The purpose of this article is to explain the concept of "parallel transport" in an easily understandable way. This may result in some oversimplification or slightly inaccurate details, so I encourage you to research further from more reliable sources afterwards.

This article will not include the underlying mathematical equations, but will instead focus on helping you understand the concept itself using plain language.

A curved line

A curved line with protruding vectors

The above illustration shows a 2-dimensional space with a curved line. I apologize for the lack of technical detail and accuracy.

Point A represents the start of the line and point B represents the end of the line.
The red line protruding from point A represents the primary vector, which we want to move from point A to point B.
The green line shows point A's tangent. In other words, its direction vector.
The small blue curve between the primary vector and the tangent is simply the angle between the two vectors.
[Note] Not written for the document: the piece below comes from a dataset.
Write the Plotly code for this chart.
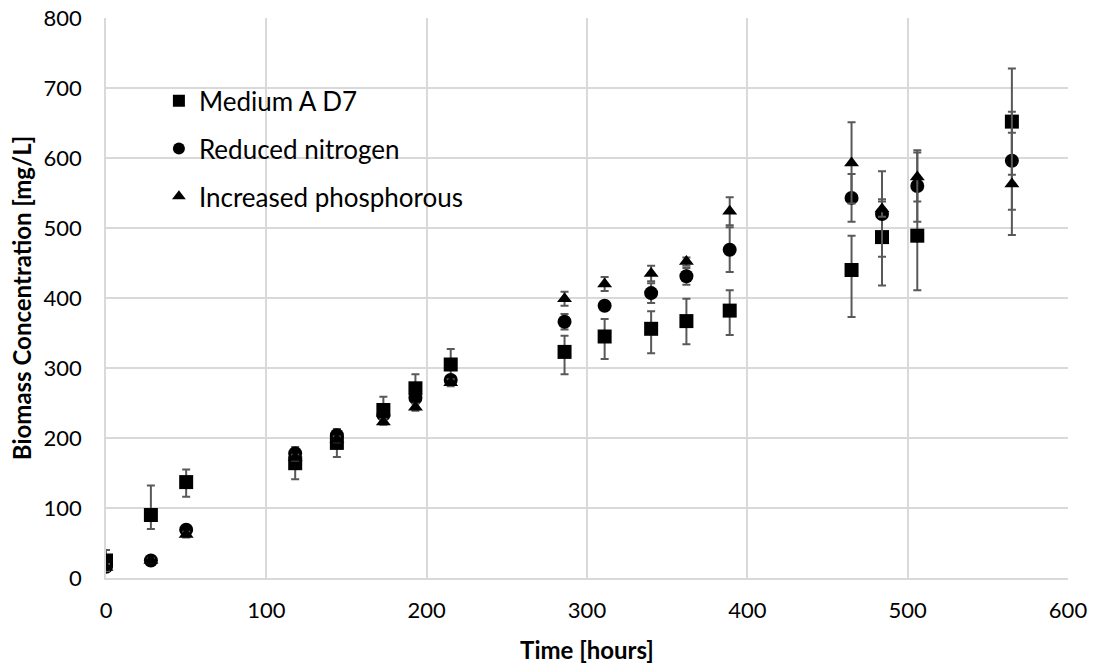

As we move along the curve, both the tangent and the primary vector will change. However, we can use the angle and the tangent vector (which can be calculated) to find the value of the primary vector relative to our point on the curve. This is illustrated at the halfway point of the line, and at the end of the line.

A more detailed example

Below is a more detailed visual example, courtesy of Wikimedia Commons.
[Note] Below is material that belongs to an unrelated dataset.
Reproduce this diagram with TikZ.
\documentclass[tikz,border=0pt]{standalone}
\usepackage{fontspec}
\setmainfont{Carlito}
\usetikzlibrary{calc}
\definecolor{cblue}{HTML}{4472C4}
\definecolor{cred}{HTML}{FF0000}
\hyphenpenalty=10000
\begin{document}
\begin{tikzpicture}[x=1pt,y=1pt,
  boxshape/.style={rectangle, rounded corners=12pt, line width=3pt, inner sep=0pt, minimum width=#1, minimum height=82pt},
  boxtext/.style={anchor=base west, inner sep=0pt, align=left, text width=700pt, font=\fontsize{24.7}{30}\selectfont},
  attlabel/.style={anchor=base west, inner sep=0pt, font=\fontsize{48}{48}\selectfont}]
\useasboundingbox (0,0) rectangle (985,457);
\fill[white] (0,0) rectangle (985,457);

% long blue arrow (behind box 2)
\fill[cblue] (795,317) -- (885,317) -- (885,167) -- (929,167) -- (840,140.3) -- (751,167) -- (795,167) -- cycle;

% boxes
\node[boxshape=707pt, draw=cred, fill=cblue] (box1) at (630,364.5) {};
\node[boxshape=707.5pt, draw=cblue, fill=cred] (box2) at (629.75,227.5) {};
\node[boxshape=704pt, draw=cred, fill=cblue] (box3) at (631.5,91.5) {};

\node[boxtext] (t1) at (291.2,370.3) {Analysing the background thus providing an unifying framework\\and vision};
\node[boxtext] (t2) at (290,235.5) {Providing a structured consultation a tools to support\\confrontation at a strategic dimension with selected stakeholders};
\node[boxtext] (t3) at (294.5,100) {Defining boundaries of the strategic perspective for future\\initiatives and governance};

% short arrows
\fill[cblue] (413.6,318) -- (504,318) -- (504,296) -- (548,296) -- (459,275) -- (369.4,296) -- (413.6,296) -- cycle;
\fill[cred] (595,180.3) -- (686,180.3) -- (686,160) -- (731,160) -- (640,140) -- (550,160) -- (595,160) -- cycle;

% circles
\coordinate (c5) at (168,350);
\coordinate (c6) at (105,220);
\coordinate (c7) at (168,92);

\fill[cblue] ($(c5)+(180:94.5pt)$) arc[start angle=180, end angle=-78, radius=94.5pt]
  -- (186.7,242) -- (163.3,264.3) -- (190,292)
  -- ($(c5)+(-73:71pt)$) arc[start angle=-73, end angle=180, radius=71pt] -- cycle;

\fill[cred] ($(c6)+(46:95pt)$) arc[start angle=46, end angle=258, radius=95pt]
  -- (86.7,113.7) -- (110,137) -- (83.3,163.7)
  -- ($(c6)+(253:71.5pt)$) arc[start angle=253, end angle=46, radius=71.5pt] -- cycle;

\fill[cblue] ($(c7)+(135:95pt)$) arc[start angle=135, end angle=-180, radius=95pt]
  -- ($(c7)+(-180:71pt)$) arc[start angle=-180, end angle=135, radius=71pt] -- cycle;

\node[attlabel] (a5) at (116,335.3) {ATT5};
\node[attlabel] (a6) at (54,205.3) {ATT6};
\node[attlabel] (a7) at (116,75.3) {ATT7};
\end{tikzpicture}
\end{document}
A globe with 3 curved lines connecting in a loop

The above example consists of 3 different curves: A-N, N-B, and B-A in that order.

The tangent, and the angle between the vector and the tangent, is not shown here. Note that angle a is not the angle between the vector and tangent, so do not be confused.
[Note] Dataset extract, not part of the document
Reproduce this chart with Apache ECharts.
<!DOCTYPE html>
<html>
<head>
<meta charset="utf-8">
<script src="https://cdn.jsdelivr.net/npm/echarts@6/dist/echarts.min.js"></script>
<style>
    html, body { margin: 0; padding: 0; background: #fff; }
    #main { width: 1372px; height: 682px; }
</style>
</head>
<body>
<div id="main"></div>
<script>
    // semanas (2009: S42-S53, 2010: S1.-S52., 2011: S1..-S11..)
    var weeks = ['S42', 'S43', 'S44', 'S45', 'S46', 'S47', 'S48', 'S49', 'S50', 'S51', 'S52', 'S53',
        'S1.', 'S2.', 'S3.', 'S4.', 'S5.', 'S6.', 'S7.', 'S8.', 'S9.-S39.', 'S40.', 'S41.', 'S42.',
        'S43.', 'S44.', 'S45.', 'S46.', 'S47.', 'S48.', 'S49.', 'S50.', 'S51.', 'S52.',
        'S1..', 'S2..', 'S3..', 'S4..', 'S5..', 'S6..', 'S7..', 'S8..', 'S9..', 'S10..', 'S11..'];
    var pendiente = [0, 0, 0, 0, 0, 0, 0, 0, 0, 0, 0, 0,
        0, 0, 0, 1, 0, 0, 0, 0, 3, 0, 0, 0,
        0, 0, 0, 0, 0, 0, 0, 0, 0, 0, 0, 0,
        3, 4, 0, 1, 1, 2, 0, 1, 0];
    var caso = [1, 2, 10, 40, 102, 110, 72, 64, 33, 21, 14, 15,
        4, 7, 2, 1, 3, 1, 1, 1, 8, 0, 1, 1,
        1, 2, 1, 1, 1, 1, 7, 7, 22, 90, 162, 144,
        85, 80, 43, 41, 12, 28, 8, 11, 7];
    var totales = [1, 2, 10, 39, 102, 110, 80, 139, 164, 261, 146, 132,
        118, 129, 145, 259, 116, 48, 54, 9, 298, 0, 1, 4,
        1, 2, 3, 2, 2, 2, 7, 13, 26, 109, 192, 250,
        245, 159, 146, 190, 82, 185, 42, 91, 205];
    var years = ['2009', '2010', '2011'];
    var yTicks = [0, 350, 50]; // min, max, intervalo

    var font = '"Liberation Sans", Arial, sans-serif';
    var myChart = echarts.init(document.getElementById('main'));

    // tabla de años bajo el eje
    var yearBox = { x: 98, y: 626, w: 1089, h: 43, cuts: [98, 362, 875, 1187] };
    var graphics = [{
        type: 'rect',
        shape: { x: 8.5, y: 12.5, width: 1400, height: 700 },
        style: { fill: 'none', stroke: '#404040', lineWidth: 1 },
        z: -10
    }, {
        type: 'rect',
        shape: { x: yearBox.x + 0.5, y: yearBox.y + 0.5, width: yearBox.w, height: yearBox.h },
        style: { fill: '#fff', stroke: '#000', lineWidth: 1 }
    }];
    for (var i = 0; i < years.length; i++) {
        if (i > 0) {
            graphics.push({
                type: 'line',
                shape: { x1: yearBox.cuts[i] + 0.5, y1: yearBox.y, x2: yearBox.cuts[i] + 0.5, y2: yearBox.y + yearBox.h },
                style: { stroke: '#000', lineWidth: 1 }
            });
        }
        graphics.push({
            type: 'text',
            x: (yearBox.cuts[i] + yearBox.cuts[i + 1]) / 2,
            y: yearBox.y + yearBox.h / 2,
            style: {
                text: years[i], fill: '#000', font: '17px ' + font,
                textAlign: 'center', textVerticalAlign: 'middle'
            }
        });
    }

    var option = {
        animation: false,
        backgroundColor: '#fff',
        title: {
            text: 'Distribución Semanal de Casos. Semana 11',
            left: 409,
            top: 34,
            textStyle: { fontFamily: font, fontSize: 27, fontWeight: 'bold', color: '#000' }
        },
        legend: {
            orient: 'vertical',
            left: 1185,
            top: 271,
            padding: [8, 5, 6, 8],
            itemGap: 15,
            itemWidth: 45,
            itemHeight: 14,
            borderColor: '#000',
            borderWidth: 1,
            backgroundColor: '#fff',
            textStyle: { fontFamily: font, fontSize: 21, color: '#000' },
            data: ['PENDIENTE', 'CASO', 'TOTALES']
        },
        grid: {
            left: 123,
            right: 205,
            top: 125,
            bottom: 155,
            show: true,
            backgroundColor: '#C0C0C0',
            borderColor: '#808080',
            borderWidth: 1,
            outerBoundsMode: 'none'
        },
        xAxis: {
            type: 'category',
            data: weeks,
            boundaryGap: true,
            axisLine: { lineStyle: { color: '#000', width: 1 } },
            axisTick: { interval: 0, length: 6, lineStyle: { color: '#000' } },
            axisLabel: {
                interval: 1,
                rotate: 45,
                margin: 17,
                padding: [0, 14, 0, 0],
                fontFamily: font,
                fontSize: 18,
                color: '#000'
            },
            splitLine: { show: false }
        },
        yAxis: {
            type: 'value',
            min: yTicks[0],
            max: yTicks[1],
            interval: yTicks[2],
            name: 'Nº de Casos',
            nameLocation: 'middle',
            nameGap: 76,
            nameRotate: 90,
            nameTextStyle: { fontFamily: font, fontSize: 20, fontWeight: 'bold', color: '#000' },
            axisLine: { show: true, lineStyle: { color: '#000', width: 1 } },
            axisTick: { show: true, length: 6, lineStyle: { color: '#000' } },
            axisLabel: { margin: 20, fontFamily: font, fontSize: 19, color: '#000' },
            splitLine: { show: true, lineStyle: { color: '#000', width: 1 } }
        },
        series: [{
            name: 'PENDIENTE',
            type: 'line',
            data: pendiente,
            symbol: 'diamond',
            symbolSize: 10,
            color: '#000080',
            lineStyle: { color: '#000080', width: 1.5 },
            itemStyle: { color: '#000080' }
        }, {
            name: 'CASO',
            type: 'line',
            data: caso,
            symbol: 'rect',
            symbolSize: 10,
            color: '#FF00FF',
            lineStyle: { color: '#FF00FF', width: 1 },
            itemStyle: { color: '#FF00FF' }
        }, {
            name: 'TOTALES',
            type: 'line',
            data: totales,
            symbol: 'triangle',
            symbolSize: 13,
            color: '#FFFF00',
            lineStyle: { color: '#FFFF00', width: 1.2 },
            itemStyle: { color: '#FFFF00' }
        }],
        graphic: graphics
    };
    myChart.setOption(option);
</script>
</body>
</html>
The vector is represented with an arrow. As the vector moves along a curve, the angle between it and the tangent remains the same, even if the tangent is not represented. When the vector along line A-N reaches point N, it is that final vector, which is reused on the N-B line. Particularly, the angle between the final vector on A-N and tangent of point N on N-B, is used to find the vector on N-B. This is why the vector arrows shown on line N-B are facing a completely different direction.

This is easier to see at the end of line N-B, on point B, where the final vector is shown. Once the vector passes onto line B-A and transports the vector along it, it arrives back where it started, on point A. Notice that the vector is different.

All of this also applies to 2-dimensional paths along 3-dimensional topology/geometry. This is technically shown on the globe above, but for a more complex shape, see the right image on the illustration below ("borrowed" from here).

An example with a straight line and a complex shape with a curved line along it


I hope this article has helped you understand the underlying concept of parallel transport. Remember that the concept does extend significantly beyond what I have mentioned here, and that I encourage you to do more research on your own.